Aleisha Cramer

Personal information
- Full name: Aleisha Marie Rose
- Birth name: Aleisha Marie Cramer
- Date of birth: July 29, 1982 (age 43)
- Place of birth: Wheat Ridge, Colorado, U.S.
- Height: 5 ft 10 in (1.78 m)
- Position: Midfielder

College career
- Years: Team / Apps / (Gls)
- 2000–2003: BYU Cougars

International career
- 1998–2002: United States / 19 / (0)

= Aleisha Cramer =

American soccer player (born 1982)

Aleisha Marie Rose (born July 29, 1982) is an American former soccer midfielder and Collegiate Assistant Coach who played for Brigham Young University and the US Women's National Soccer Team.

==High school==
Cramer grew up in Lakewood, Colorado where she played for the Colorado Rush and Green Mountain High School soccer teams. She was an all-star stand-out who made regular appearances on the U16, U17 and U21 US Women's National Team. In 1998, at age 16 Cramer was called up to the US Women's National Team, the third youngest player to have ever played for the team. By the end of her senior year Cramer had become one of the top recruits in the country and was named 1999 National Gatorade HS Player of the Year.

==College==
Following her high school career, Cramer committed and played for Brigham Young University under Head Coach Jennifer Rockwood. In her four seasons as a Cougar, Cramer earned All-American honors each season and lead the Cougars to four straight NCAA Tournament appearances. Cramer notched 28 goals, 47 assists in 92 games, her 47 assists are still the school record. In her senior season the Cougars advanced to the Elite Eight where on November 23, 2003, BYU lost to #18 Connecticut 4–1

==US national team==
Cramer was the third youngest player to be called up to play for the national team. Only Mia Hamm and Kristine Lilly were younger. She made 11 appearances for the national team totaling 2 assists and 9 starts.
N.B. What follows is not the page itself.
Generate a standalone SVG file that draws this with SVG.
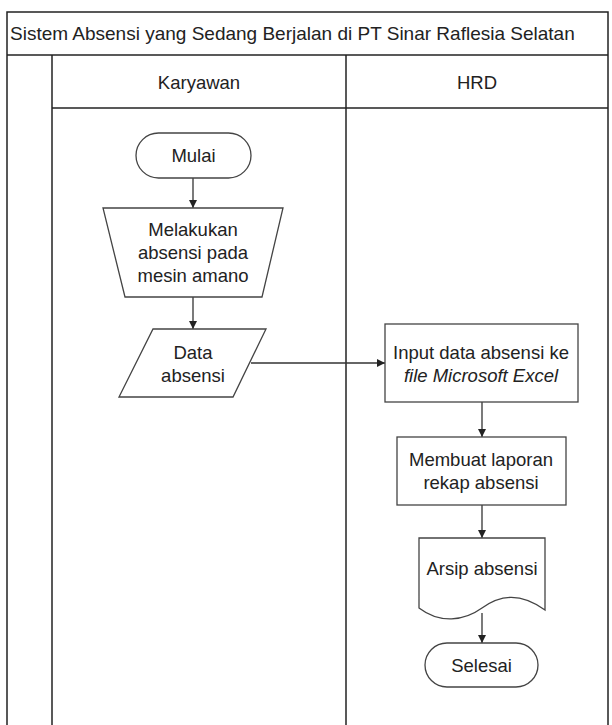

Cramer would go back and forth between first her club team and the national teams, then between BYU and the national team. While Cramer played for BYU, April Heinrich, Cramer's national team coach, defined Cramer as,
"The [most] impactful player in women's college soccer today...She changed the game. At 19-years-of-age, that's about as good a compliment as you'll get from me without calling her the next Michael Jordan."

Cramer left the national team in the run up to the 2003 World Cup and 2004 Olympics. She continued to play at the collegiate level but never returned to the national ranks.

==Personal life==
Aleisha Cramer was raised a member of the Church of Jesus Christ of Latter-day Saints, in Lakewood, Colorado. In 2003 Cramer left the national team citing her desire to honor her faith and not play games on Sunday. This decision was a topic of discussion throughout not just among fellow members of The Church of Jesus Christ of Latter-day Saints but nationwide. Cramer stayed true to her decision and never went back to the game after finishing her BYU career. In 2004, Cramer became an assistant coach for BYU, a post she held until 2018. She currently lives in Utah and is married with three kids.